January 27, 1944, G. D. Linn, relator herein, on his own behalf and on behalf of his co-signers, filed with the clerk of the city council of Seattle a petition which he and 9,149 other persons had signed, each of whom by signing the petition asserted that he was a qualified voter of the city of Seattle. By the petition, the signers demanded that the city council submit to the voters of Seattle a proposed amendment to subdivision 14, § 18, article IV, of the charter of the city of Seattle, the proposed amendment being set forth in the petition. The petitioners asked that the proposed amendment be submitted at the approaching municipal clection to be held March 14, 1944. January 31st following relator filed with the clerk his affidavit concerning the alleged genuineness of the signatures borne by the petition, which affidavit was by the clerk attached to the petition. This affidavit relator filed in purported compliance with Rem.Rev.Stat. § 8964. On the same day, the petition, together with relator's affidavit, came Before the city council at a regular meeting, whereupon the council rejected the petition, in so far as the March 14th election was concerned, as not having been filed within the time required by law, directing, however, that the petition be placed on file.
February 3rd, relator commenced an action Before the superior court of the state of Washington for King county, whereby he, as relator, asked for a writ of mandamus requiring the mayor of the city of Seattle and the members of the city council, all of whom were named as respondents to the proceeding, to grant the petitions to the proceeding, to grant proper steps looking toward the submission of the proposed charter amendment to the electors of the city of Seattle at the municipal election above referred to. An alternative writ of mandate having been issued, issue was joined thereon, and the action came on to be heard on its merits Before the Honorable Robert M. Jones, one of the judges of the superior court.
A hearing was had, evidence was introduced, and after argument, February 10, 1944, an order was entered denying the writ and dismissing the proceeding. Thereafter, upon application to this court, certiorari was granted, and the record regularly filed herein by respondent. The matter was argued to department two of this court February 18th, and to the court sitting en banc February 21, 1944, and was submitted to the court for final decision upon the record made herein, briefs filed, and the argument of counsel. At the hearing Before the court en banc, a brief was filed by the attorney general as amicus curiae.

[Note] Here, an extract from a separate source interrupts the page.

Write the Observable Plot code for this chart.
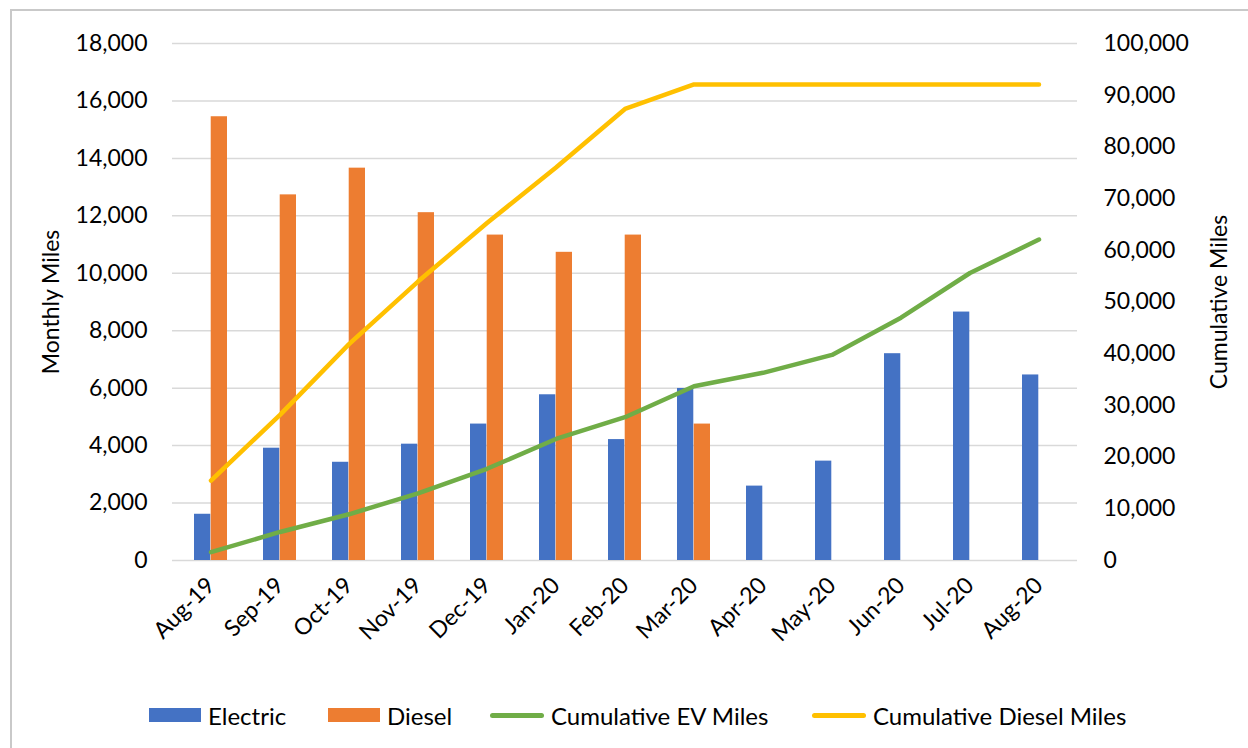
<!DOCTYPE html>
<html>
<head>
<meta charset="utf-8">
<script src="https://cdn.jsdelivr.net/npm/d3@7"></script>
<script src="https://cdn.jsdelivr.net/npm/@observablehq/plot@0.6"></script>
<style>
  html, body { margin: 0; padding: 0; background: #fff; }
  #chart { position: relative; width: 1248px; height: 748px; overflow: hidden; font-family: Lato, "Open Sans", sans-serif; color: #000; }
  #frame { position: absolute; left: 10px; top: 9px; width: 1260px; height: 760px; border: 2px solid #c9c9c9; box-sizing: border-box; }
  #plot { position: absolute; left: 0; top: 0; }
  #legend { position: absolute; top: 700px; left: 0; width: 1248px; height: 30px; }
  .item { position: absolute; top: 0; display: flex; align-items: center; height: 30px; font-size: 24px; white-space: nowrap; }
  .sw { display: inline-block; margin-right: 7px; }
</style>
</head>
<body>
<div id="chart">
  <div id="frame"></div>
  <div id="plot"></div>
  <div id="legend"></div>
</div>
<script>
// Monthly miles by fuel type and the running totals
const months = ["Aug-19", "Sep-19", "Oct-19", "Nov-19", "Dec-19", "Jan-20", "Feb-20",
                "Mar-20", "Apr-20", "May-20", "Jun-20", "Jul-20", "Aug-20"];
const electric = [1610, 3910, 3420, 4050, 4750, 5770, 4210, 5990, 2590, 3460, 7200, 8650, 6460];
const diesel = [15450, 12730, 13660, 12110, 11330, 10730, 11330, 4750, null, null, null, null, null];
const cumulativeEV = [1610, 5520, 8940, 12990, 17740, 23510, 27720, 33710, 36300, 39760, 46960, 55610, 62070];
const cumulativeDiesel = [15450, 28180, 41840, 53950, 65280, 76010, 87340, 92090, 92090, 92090, 92090, 92090, 92090];
const leftTicks = [0, 2000, 4000, 6000, 8000, 10000, 12000, 14000, 16000, 18000];
const rightTicks = [0, 10000, 20000, 30000, 40000, 50000, 60000, 70000, 80000, 90000, 100000];

const colors = {electric: "#4472C4", diesel: "#ED7D31", ev: "#70AD47", dieselCum: "#FFC000"};

// Right axis (0–100,000) shares the left scale (0–18,000)
const K = 18000 / 100000;

const rows = months.map((m, i) => ({
  month: m,
  electric: electric[i],
  diesel: diesel[i],
  cumEV: cumulativeEV[i],
  cumDiesel: cumulativeDiesel[i]
}));

const W = 1248, H = 672;
const margin = {top: 43, right: 171, bottom: 112, left: 172};
const xOpts = {type: "band", domain: months, paddingInner: 0.52, paddingOuter: 0.26};
const xScale = Plot.scale({x: {...xOpts, range: [margin.left, W - margin.right]}});
const half = xScale.bandwidth / 2;
const fmt = d3.format(",");

const plot = Plot.plot({
  width: W,
  height: H,
  marginTop: margin.top,
  marginRight: margin.right,
  marginBottom: margin.bottom,
  marginLeft: margin.left,
  style: {fontFamily: "Lato, 'Open Sans', sans-serif", fontSize: "23px", color: "#000", background: "transparent"},
  x: {...xOpts, axis: null},
  y: {domain: [0, 18000], axis: null},
  marks: [
    Plot.gridY(leftTicks, {stroke: "#d9d9d9", strokeOpacity: 1, strokeWidth: 1.5}),
    Plot.barY(rows, {x: "month", y: "electric", fill: colors.electric, insetRight: half}),
    Plot.barY(rows.filter(d => d.diesel != null), {x: "month", y: "diesel", fill: colors.diesel, insetLeft: half}),
    Plot.lineY(rows, {x: "month", y: d => d.cumDiesel * K, stroke: colors.dieselCum, strokeWidth: 4.5, strokeLinecap: "round", strokeLinejoin: "round"}),
    Plot.lineY(rows, {x: "month", y: d => d.cumEV * K, stroke: colors.ev, strokeWidth: 4.5, strokeLinecap: "round", strokeLinejoin: "round"}),
    Plot.axisY(leftTicks, {anchor: "left", tickSize: 0, tickPadding: 25, tickFormat: fmt, label: null, fontSize: 23}),
    Plot.axisY(rightTicks.map(v => v * K), {anchor: "right", tickSize: 0, tickPadding: 26, tickFormat: d => fmt(Math.round(d / K)), label: null, fontSize: 23}),
    Plot.axisX(months, {anchor: "bottom", tickSize: 0, tickPadding: 21, tickRotate: -45, label: null, fontSize: 23}),
    Plot.text(["Monthly Miles"], {frameAnchor: "left", textAnchor: "middle", rotate: -90, dx: -121, fontSize: 23}),
    Plot.text(["Cumulative Miles"], {frameAnchor: "right", textAnchor: "middle", rotate: -90, dx: 142, fontSize: 23})
  ]
});
document.getElementById("plot").appendChild(plot);

// Legend below the chart
const legendItems = [
  {label: "Electric", color: colors.electric, kind: "box", left: 149},
  {label: "Diesel", color: colors.diesel, kind: "box", left: 328},
  {label: "Cumulative EV Miles", color: colors.ev, kind: "line", left: 490},
  {label: "Cumulative Diesel Miles", color: colors.dieselCum, kind: "line", left: 812}
];
const legend = document.getElementById("legend");
for (const it of legendItems) {
  const item = document.createElement("div");
  item.className = "item";
  item.style.left = it.left + "px";
  const sw = document.createElement("span");
  sw.className = "sw";
  sw.style.background = it.color;
  sw.style.width = (it.kind === "box" ? 52 : 54) + "px";
  sw.style.height = (it.kind === "box" ? 14 : 5) + "px";
  if (it.kind === "line") sw.style.borderRadius = "3px";
  item.appendChild(sw);
  item.appendChild(document.createTextNode(it.label));
  legend.appendChild(item);
}
</script>
</body>
</html>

By the brief last referred to, attention of the court was called to § 10, article XI, of the constitution of Washington, which reads in part as follows:
It appears that this constitutional provision was not called to the attention of the superior court at the time of the argument, nor was it referred to by the parties at the argument Before the department of this court.
In the court below, relator contended that the proceeding was governed by portions of chapter 186, Laws of 1903, Rem.Rev.Stat., §§ 8963-8965, while respondents below contended that the statute referred to had been superseded by Laws of 1921, chapter 61, Laws of 1923, chapter 53. As above stated, the trial court ruled in favor of the respondents below, and dismissed the action.
Relator here contends that the trial court erred in holding that the act of 1921, as amended by the act of 1923, above cited, in so far as pertinent to the facts of this proceeding, superseded that act of 1903.
Briefly stated, the difference between the acts, in so far as the proceeding Before the superior court was concerned, is that by the act of 1903 the petition was timely filed, as under the act of 1903, the subject matter of such a petition as that here in question should be 'submitted to the voters at the next regular municipal election occurring thirty days or more after said petition is filed.' By the 1921 act, Laws of 1923, chapter 5o, § 6, Rem.Rev.Stat. § 5148-2, it was provided that the governing board of any city, etc., '* * * shall not less than forty-five (45) days Before the date of any election to be held under the provisions of this act, certify to the election board a list of the offices to be filled at such election, and any such governing board, desiring to submit to the voters of such city, town, or district any proposition for their approval and adoption, or rejection, at any election to be held under the provisions of this act, shall require the clerk or secretary of such governing board to certify to the election board at least forty-five (45) days Before the date of such election * * *.'
In our opinion, the question presented in the case at bar is at this date controlled by the section of our state constitution above quoted, and for this reason, consideration of the statutes above cited is unnecessary. We accordingly leave any question which may arise under those statutes for determination when presented.
Of course the question presents itself as to whether or not the words 'legislative authority,' as used in the section of the state constitution above quoted, should be held to include the people acting in accordance with their right to initiate legislation pursuant to existing laws, so as to make the requirement of thirty days notice applicable to legislation by way of charter amendments initiated by the people, as well as to that sponsored by a city council or other legislative body.
Constitutional provisions should be construed so as to give effect to the manifest purpose for which they were adopted.
Section 1, article I, of the constitution of Washington, reads as follows:
'All political power is inherent in the people, and governments derive their just powers from the consent of the governed, and are established to protect and maintain individual rights.'
16 C.J.S., Constitutional Law, pp. 51-54, § 16.
1 Cooley, Constitutional Limitations, 8th Ed., pp. 124, 125.